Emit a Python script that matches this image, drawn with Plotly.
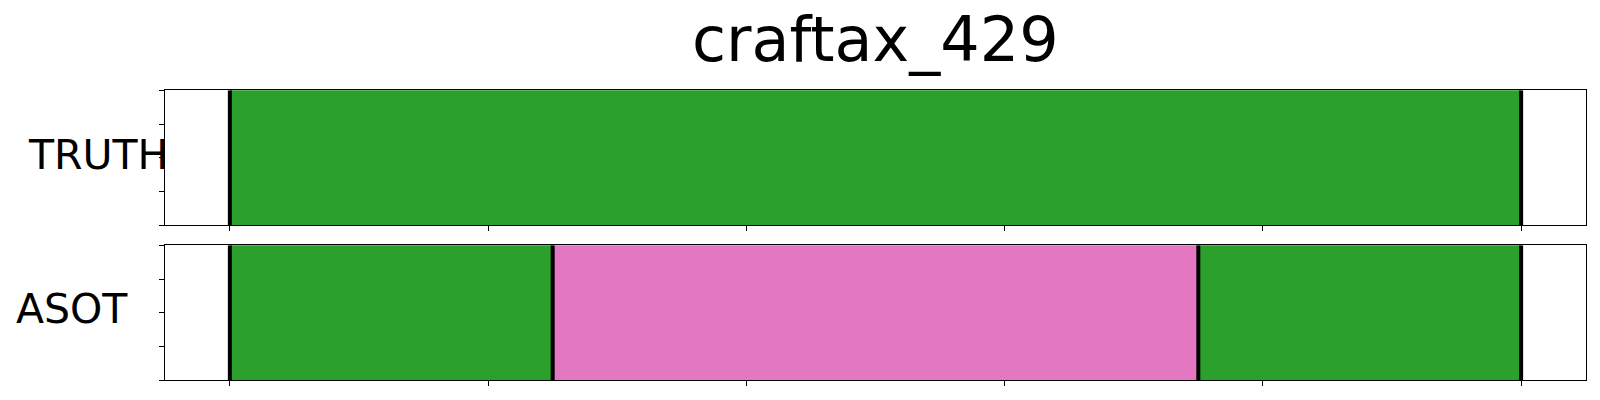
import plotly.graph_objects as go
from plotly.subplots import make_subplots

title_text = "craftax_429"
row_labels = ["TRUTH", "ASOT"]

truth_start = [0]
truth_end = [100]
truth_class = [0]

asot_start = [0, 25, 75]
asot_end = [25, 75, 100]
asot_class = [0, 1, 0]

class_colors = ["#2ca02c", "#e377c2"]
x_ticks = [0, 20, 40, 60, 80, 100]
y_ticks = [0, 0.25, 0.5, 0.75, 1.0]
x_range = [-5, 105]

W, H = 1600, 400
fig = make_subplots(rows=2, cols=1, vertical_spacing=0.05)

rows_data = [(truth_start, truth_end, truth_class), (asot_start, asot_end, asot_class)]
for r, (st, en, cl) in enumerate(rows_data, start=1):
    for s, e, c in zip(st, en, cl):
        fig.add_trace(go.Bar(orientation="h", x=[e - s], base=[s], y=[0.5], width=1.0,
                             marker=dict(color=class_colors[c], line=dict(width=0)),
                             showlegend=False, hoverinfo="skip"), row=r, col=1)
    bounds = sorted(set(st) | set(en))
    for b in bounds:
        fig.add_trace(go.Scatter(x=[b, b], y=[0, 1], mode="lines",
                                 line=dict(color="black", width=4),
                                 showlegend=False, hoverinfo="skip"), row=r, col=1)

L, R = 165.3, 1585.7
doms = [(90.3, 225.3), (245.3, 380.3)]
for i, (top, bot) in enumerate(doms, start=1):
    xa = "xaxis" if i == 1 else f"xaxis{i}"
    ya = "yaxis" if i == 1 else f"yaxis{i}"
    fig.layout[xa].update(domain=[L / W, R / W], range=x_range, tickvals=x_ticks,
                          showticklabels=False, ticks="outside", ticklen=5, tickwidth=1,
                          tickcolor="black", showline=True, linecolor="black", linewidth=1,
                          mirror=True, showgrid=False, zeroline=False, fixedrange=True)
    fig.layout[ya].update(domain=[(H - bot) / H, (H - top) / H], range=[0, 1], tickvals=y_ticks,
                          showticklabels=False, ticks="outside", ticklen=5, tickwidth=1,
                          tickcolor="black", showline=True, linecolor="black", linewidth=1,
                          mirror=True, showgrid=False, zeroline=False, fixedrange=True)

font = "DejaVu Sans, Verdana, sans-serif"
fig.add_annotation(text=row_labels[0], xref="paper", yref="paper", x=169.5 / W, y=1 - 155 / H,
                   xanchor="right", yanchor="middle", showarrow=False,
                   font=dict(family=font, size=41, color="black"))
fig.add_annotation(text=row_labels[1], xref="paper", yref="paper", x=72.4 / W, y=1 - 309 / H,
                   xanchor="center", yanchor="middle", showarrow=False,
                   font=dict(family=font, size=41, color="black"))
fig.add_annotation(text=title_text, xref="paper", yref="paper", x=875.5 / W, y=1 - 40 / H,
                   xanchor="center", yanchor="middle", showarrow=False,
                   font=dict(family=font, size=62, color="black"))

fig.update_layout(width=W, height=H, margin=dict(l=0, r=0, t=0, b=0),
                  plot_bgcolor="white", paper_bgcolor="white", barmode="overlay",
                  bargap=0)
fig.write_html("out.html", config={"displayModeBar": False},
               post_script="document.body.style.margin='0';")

DIRECTIONS |
Your task is to return the lines above, from the first one up to and including the line containing "truth_class = [0]", minus any pictures.

FINAL ANSWER |
Emit a Python script that matches this image, drawn with Plotly.
import plotly.graph_objects as go
from plotly.subplots import make_subplots

title_text = "craftax_429"
row_labels = ["TRUTH", "ASOT"]

truth_start = [0]
truth_end = [100]
truth_class = [0]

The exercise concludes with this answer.